Multiplex unites all of Dixons work. There is the new open-platform Delaktig modular sofa that becomes a bed (and much more) designed for Ikea, but also furniture of every genre and type, down to accessorises and perfumes, “conceptual food” (as he calls it), since it seems impossible to define design today: “My universe is now populated by objects that didn't have a place before, I can no longer work out what thing comes before another.” Among these new entries to the world of Tom Dixon, there are three tyres designed for Pirelli, a new experience for both the designer and the brand. In the Manzoni Gallery there is a space dedicated to these creative tyre prototypes that dialogue with the previous designs of the company, and even a chewable tyre, “black like motorcycle tyres and cooked “at the moment. The relationship between Dixon and Pirelli came about naturally: Dixon has always been a motorcycle enthusiast; Pirelli was looking for someone to better interpret the new market demand and create tyres able to add a touch of design and aesthetic to functionality and performance. This is necessary because today motorcycles are increasingly bare; tyres catch the eye and are accessories that bikers select carefully. Tom Dixon worked following this direction: the classic grain meets new shapes and patterns that resemble leaves or scales, without forgetting that tyres belong on the road and have to be functional. This is why the designer, struck by his visit to Pirelli Hangar Bicocca and the Pirelli Foundation last year (home to an archive dating back to the company's establishment in 1872), started consulting Pirelli engineers so that his project would not just be a theoretical design by a creative professional. “I have always been interested in motorcycle design, as well as working with rubber. For me it has been an absolute pleasure to work with Pirelli, which has collaborated with a number of famous artists and designers. It was fascinating to work with such an historic and qualified company to come up with a series of tread designs, also considering the complex technical parameters involved in the production of motorcycle tyres”.

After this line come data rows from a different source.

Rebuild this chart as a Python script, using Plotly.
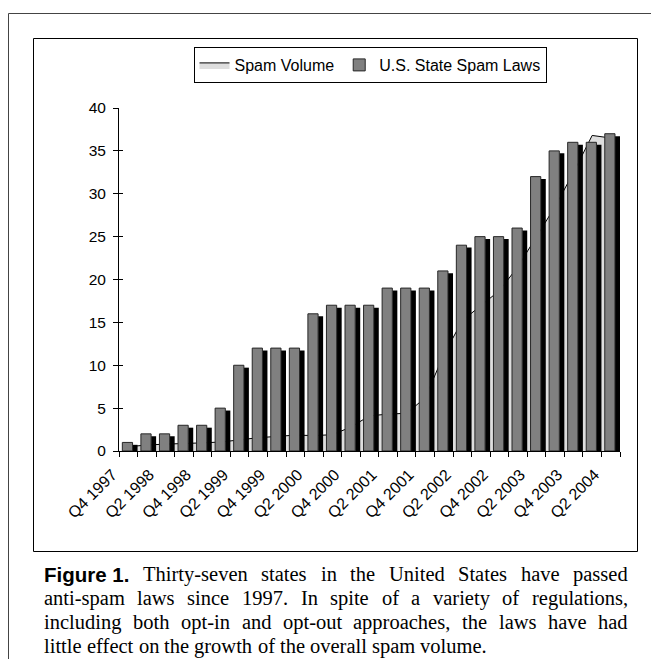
import plotly.graph_objects as go

# ---------------- data ----------------
quarters = ["Q4 1997", "Q1 1998", "Q2 1998", "Q3 1998", "Q4 1998", "Q1 1999", "Q2 1999",
            "Q3 1999", "Q4 1999", "Q1 2000", "Q2 2000", "Q3 2000", "Q4 2000", "Q1 2001",
            "Q2 2001", "Q3 2001", "Q4 2001", "Q1 2002", "Q2 2002", "Q3 2002", "Q4 2002",
            "Q1 2003", "Q2 2003", "Q3 2003", "Q4 2003", "Q1 2004", "Q2 2004"]
state_laws = [1, 2, 2, 3, 3, 5, 10, 12, 12, 12, 16, 17, 17, 17, 19, 19, 19, 21, 24, 25, 25,
              26, 32, 35, 36, 36, 37]
spam_volume = [0.5, 0.7, 0.8, 0.85, 0.95, 1.05, 1.3, 1.55, 1.7, 1.85, 1.8, 1.9, 2.8, 4.1,
               4.3, 4.4, 6.2, 11.2, 15.2, 17.0, 18.7, 21.5, 25.0, 28.5, 32.5, 36.8, 36.5]
tick_labels = ["Q4 1997", "Q2 1998", "Q4 1998", "Q2 1999", "Q4 1999", "Q2 2000", "Q4 2000",
               "Q2 2001", "Q4 2001", "Q2 2002", "Q4 2002", "Q2 2003", "Q4 2003", "Q2 2004"]
y_ticks = [0, 5, 10, 15, 20, 25, 30, 35, 40]
caption_label = "Figure 1."
caption_lines = [
    "Thirty-seven states in the United States have passed",
    "anti-spam laws since 1997. In spite of a variety of regulations,",
    "including both opt-in and opt-out approaches, the laws have had",
    "little effect on the growth of the overall spam volume.",
]

# ---------------- layout geometry (figure pixels; page has an 8px body margin) ----------------
W_PX, H_PX = 651, 651
L, R, T, B = 111, 612, 100, 443
PW, PH = R - L, B - T


def px(x):
    return (x - L) / PW


def py(y):
    return (B - y) / PH


SANS = "Liberation Sans, Arial, sans-serif"
SERIF = "Liberation Serif, Times New Roman, serif"

shown = set(tick_labels)
ticktext = [q if q in shown else "" for q in quarters]

fig = go.Figure()

# Spam volume area (base subplot, drawn behind the bars)
fig.add_trace(go.Scatter(
    x=quarters, y=spam_volume, name="Spam Volume", mode="lines",
    line=dict(color="black", width=1), fill="tozeroy", fillcolor="#dedede",
    xaxis="x", yaxis="y",
))

# 3D-like column side (black), slightly lowered
fig.add_trace(go.Bar(
    x=quarters, y=state_laws, base=-0.28, offset=0.23, width=0.27,
    marker=dict(color="black", line=dict(width=0)), showlegend=False,
    xaxis="x2", yaxis="y2",
))
# Column front (gray)
fig.add_trace(go.Bar(
    x=quarters, y=state_laws, name="U.S. State Spam Laws", offset=-0.32, width=0.55,
    marker=dict(color="#808080", line=dict(color="#262626", width=1)),
    xaxis="x2", yaxis="y2",
))

axis_common = dict(type="category", categoryorder="array", categoryarray=quarters,
                   range=[-0.5, len(quarters) - 0.5])

fig.update_layout(
    width=W_PX, height=H_PX,
    margin=dict(l=L, r=W_PX - R, t=T, b=H_PX - B, pad=0),
    paper_bgcolor="white", plot_bgcolor="white",
    barmode="overlay",
    font=dict(family=SANS, size=16, color="black"),
    xaxis=dict(**axis_common, tickmode="array", tickvals=quarters, ticktext=ticktext,
               tickangle=-45, tickson="boundaries", ticks="outside", ticklen=5,
               tickcolor="black", showline=True, linecolor="black", linewidth=1,
               showgrid=False, zeroline=False, ticklabelshift=-16, ticklabelstandoff=7,
               tickfont=dict(family=SANS, size=16)),
    yaxis=dict(range=[0, 40], tickmode="array", tickvals=y_ticks, ticks="outside",
               ticklen=5, tickcolor="black", showline=True, linecolor="black",
               linewidth=1, showgrid=False, zeroline=False, ticklabelstandoff=4,
               tickfont=dict(family=SANS, size=15.5)),
    xaxis2=dict(**axis_common, overlaying="x", visible=False),
    yaxis2=dict(range=[0, 40], overlaying="y", tickmode="array", tickvals=y_ticks,
                ticks="inside", ticklen=4, tickcolor="black", showticklabels=False,
                showline=False, showgrid=False, zeroline=False),
    legend=dict(orientation="h", x=px(362), y=py(39), xanchor="center", yanchor="top",
                bordercolor="black", borderwidth=1, bgcolor="white",
                font=dict(family=SANS, size=16), itemwidth=30, traceorder="normal",
                tracegroupgap=0),
    showlegend=True,
)

# frames
shapes = [
    dict(type="line", xref="paper", yref="paper", x0=px(0.5), x1=px(651), y0=py(5.5),
         y1=py(5.5), line=dict(color="#444444", width=1)),
    dict(type="line", xref="paper", yref="paper", x0=px(0.5), x1=px(0.5), y0=py(5.5),
         y1=py(651), line=dict(color="#444444", width=1)),
    dict(type="rect", xref="paper", yref="paper", x0=px(25.5), x1=px(629.5), y0=py(30.5),
         y1=py(543.5), line=dict(color="black", width=1), fillcolor="rgba(0,0,0,0)",
         layer="below"),
]
fig.update_layout(shapes=shapes)

# ---------------- caption (justified like the reference) ----------------
CAP_SIZE = 20.5
TIMES_W = {
    'a': 444, 'b': 500, 'c': 444, 'd': 500, 'e': 444, 'f': 333, 'g': 500, 'h': 500, 'i': 278,
    'j': 278, 'k': 500, 'l': 278, 'm': 778, 'n': 500, 'o': 500, 'p': 500, 'q': 500, 'r': 333,
    's': 389, 't': 278, 'u': 500, 'v': 500, 'w': 722, 'x': 500, 'y': 500, 'z': 444,
    'T': 611, 'U': 722, 'S': 556, 'I': 333, '-': 333, '.': 250, ',': 250, ' ': 250,
}
ARIAL_B_W = {'F': 611, 'i': 278, 'g': 611, 'u': 611, 'r': 389, 'e': 556, ' ': 278,
             '1': 556, '.': 278}


def word_width(w, table, size):
    return sum(table.get(ch, 500) for ch in w) * size / 1000.0


CAP_X0, CAP_X1 = 35, 619
line_y = [566, 590, 614, 638]
annotations = []
for i, (txt, yy) in enumerate(zip(caption_lines, line_y)):
    words = [(w, "serif") for w in txt.split(" ")]
    if i == 0:
        words = [(caption_label, "bold")] + words
    widths = [word_width(w, ARIAL_B_W if k == "bold" else TIMES_W, CAP_SIZE) for w, k in words]
    last = i == len(caption_lines) - 1
    if last:
        gap = 250 * CAP_SIZE / 1000.0
    else:
        gap = (CAP_X1 - CAP_X0 - sum(widths)) / (len(words) - 1)
    x = CAP_X0
    for (w, kind), wd in zip(words, widths):
        if kind == "bold":
            text = "<b>" + w + "</b>"
            fnt = dict(family=SANS, size=CAP_SIZE, color="black")
        else:
            text = w
            fnt = dict(family=SERIF, size=CAP_SIZE, color="black")
        annotations.append(dict(
            xref="paper", yref="paper", x=px(x), y=py(yy), xanchor="left", yanchor="middle",
            text=text, showarrow=False, align="left", borderpad=0, font=fnt,
        ))
        x += wd + gap
fig.update_layout(annotations=annotations)

fig.write_html("out.html")
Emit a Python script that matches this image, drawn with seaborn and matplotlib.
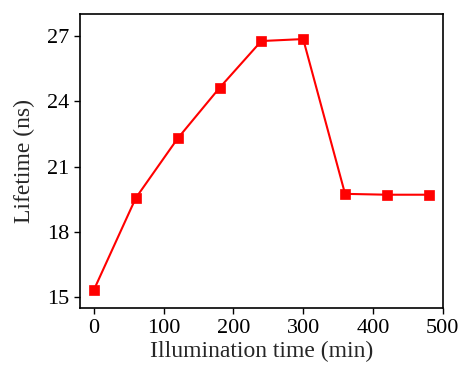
import matplotlib
matplotlib.use("Agg")
import matplotlib.pyplot as plt
import pandas as pd
import seaborn as sns

time_min = [0, 60, 120, 180, 240, 300, 360, 420, 480]
lifetime_ns = [15.35, 19.56, 22.29, 24.61, 26.76, 26.85, 19.75, 19.71, 19.71]

df = pd.DataFrame({"time": time_min, "lifetime": lifetime_ns})

sns.set_style("ticks")
plt.rcParams["font.family"] = ["Liberation Serif", "DejaVu Serif"]

fig = plt.figure(figsize=(4.61, 3.70), dpi=100)
ax = fig.add_axes([80 / 461, 1 - 308.3 / 370, 362.7 / 461, 294.3 / 370])

sns.lineplot(data=df, x="time", y="lifetime", ax=ax, color="#ff0000",
             linewidth=1.5, marker="s", markersize=7.5,
             markeredgecolor="#ff0000", markeredgewidth=0.5)

ax.set_xlim(-20, 500)
ax.set_ylim(14.5, 28)
ax.set_xticks([0, 100, 200, 300, 400, 500])
ax.set_yticks([15, 18, 21, 24, 27])
ax.tick_params(direction="out", length=4.5, width=1, labelsize=16, colors="black", pad=3)
for s in ax.spines.values():
    s.set_visible(True)
    s.set_linewidth(1.2)
    s.set_color("black")

ax.set_xlabel("Illumination time (min)", fontsize=17, labelpad=2)
ax.set_ylabel("Lifetime (ns)", fontsize=17, labelpad=9)

fig.savefig("out.png", dpi=100)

The three Pirelli tyres are displayed alongside other projects by Dixon on show at Design Week 2017 in a web of references. “The Salone del Mobile in Milan is the best networking opportunity for designers. This is where everything happens”. The world of design is increasingly interconnected, from major brands to schools. Like with the Ikea project, which involved a number of students from around the world. “We are obsessed with beds, it is the piece of furniture that accompanies us through life: we are born in cradle and laid in a coffin when we die,” Dixon joked. This obsession inspired Delaktig, created in the London studio of the designer and realized thanks to the contribution of young students selected from design schools across the globe, from Tokyo to New York. Which is one way of looking at the future: “But I don't want to reveal too much of what I have planned. I will definitely be busy with a big project in Hong Kong, and then with a cruise line. And my partnership with Pirelli has opened up a field I would like to explore further”. Tom Dixon's “Tomorrow” is still a blank to be filled in.